How did it come to this? Tony Xia battling to rescue Aston Villa from crisis
On June 5, 2017, Tony Xia vowed to ‘fight through his whole life’ in order to make a success of Villa.
Now, just 12 months on, the owner is battling to keep the club afloat, salvaging what is left of his own reputation and the £150million he is thought to have invested in Villa over the past two years.
Less than two weeks since they were dreaming of a return to the Premier League, supporters are now facing up to the biggest crisis ever to engulf their proud club.
Xia and his board spent Wednesday desperately trying to find the £2million needed to stave off the immediate threat of a winding-up order from HMRC.
Yet even if that money is found, it would merely be a temporary barrier against the flood of financial woe now threatening Villa.
The club are facing a cash crisis, with Xia struggling to move money out of mainland China due to rules, enforced last year, clamping down on overseas spending.
It is understood the owner had been unable to effectively finance Villa for the past three months, before last Friday’s missed tax payment finally tipped things over the edge.
Prior to that, every option in the book had been exhausted to keep the wolves from the door.
In February, Villa cashed in early on payments due this summer and next on the transfers of Carlos Sanchez and Jordan Amavi.
Money from 17,000 early bird season ticket sales was spent as soon as it came in, while it is believed the club have already borrowed against parachute payments they were due to receive next season, their third in the Championship.
In addition, money has been borrowed against a series of properties owned by the club.
Yet eventually, inevitably, the cashflow dried up. Even if Xia is able to find a way round the current issues with HMRC, it does not solve the bigger problem.
How, tens of thousands of fans are asking, has it come to this?
The answer is simple: Villa – or more precisely Xia – bet the house and more on winning promotion to the Premier League last season. Once they had failed, the owner had no Plan B.
Privately, those inside Villa Park have been voicing concerns for several weeks.
Budget forecasts requested months ago were not forthcoming, while in a meeting of the club’s hierarchy prior to last month’s play-off semi-final against Middlesbrough, Xia sat silent when the scenario of another year in the Championship was spelled out.
Tensions between Xia and chief executive Keith Wyness, which had been mounting for weeks, finally boiled over this week after the CEO recommended the club be placed into administration.
That remains a very real possibility, even though Xia is fighting to prevent it. Any measure taken now, however, would only be buying time.
A sale is perhaps the most likely scenario, though Xia – eager to recoup the £76.2million he paid Randy Lerner two years ago – will have to seriously lower his asking price.
Villa are currently leading a hand-to-mouth existence, certainly not the scenario envisioned by the owner when he first walked through the doors and promised to restore the club to the European elite.
Since then, Xia has not been shy to take on his critics, using Twitter to slap down journalists, rival supporters and even other clubs. Wyness, in truth, behaved similarly.
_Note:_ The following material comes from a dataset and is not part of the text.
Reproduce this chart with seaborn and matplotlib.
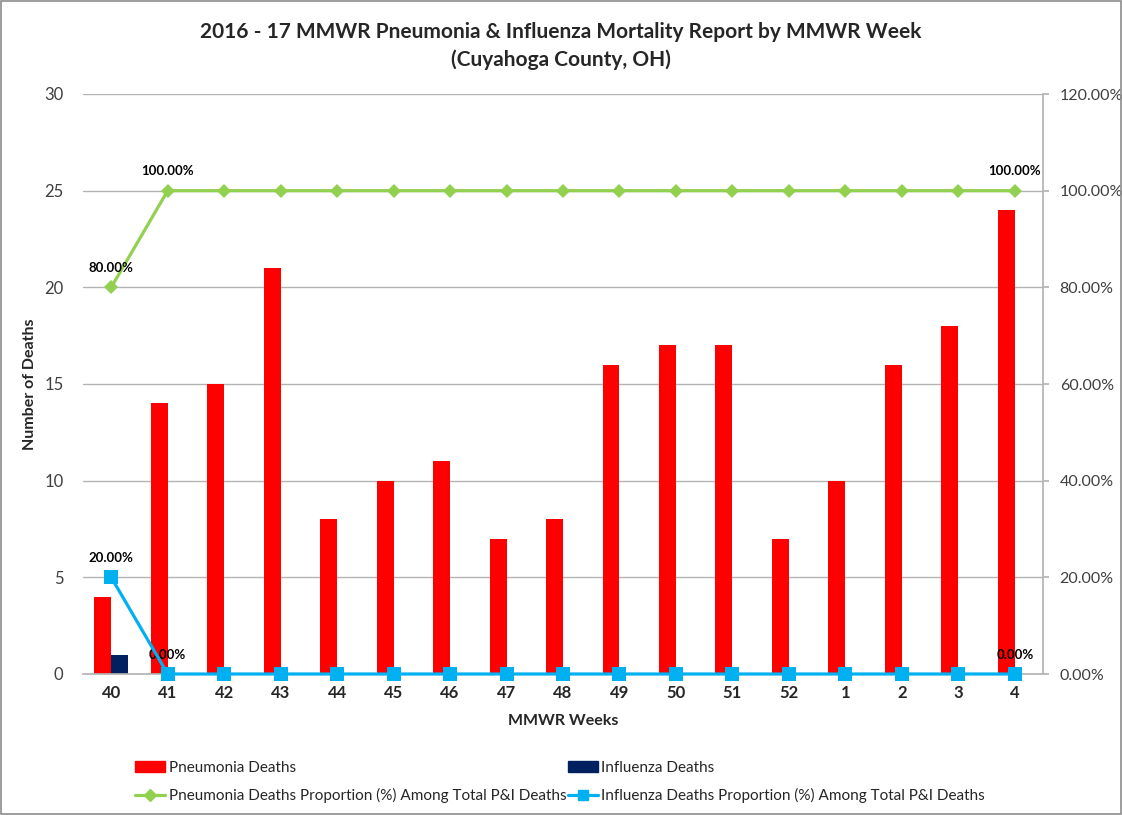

There has been a definite sense, since news of Villa’s trouble with HMRC broke on Tuesday, of chickens coming home to roost. Sympathy for Xia is thin on the ground and – considering all the evidence – neither is he deserving of it.
Instead it should be given for supporters, who must now begin to be ponder the unthinkable.
Most of all, sympathy should be saved for the many hard-working staff, who are rarely if ever seen but who make Villa the great club it is, who now stand on the threshold of an uncertain future, due to the actions of those who have brought a famous club to the edge of the abyss.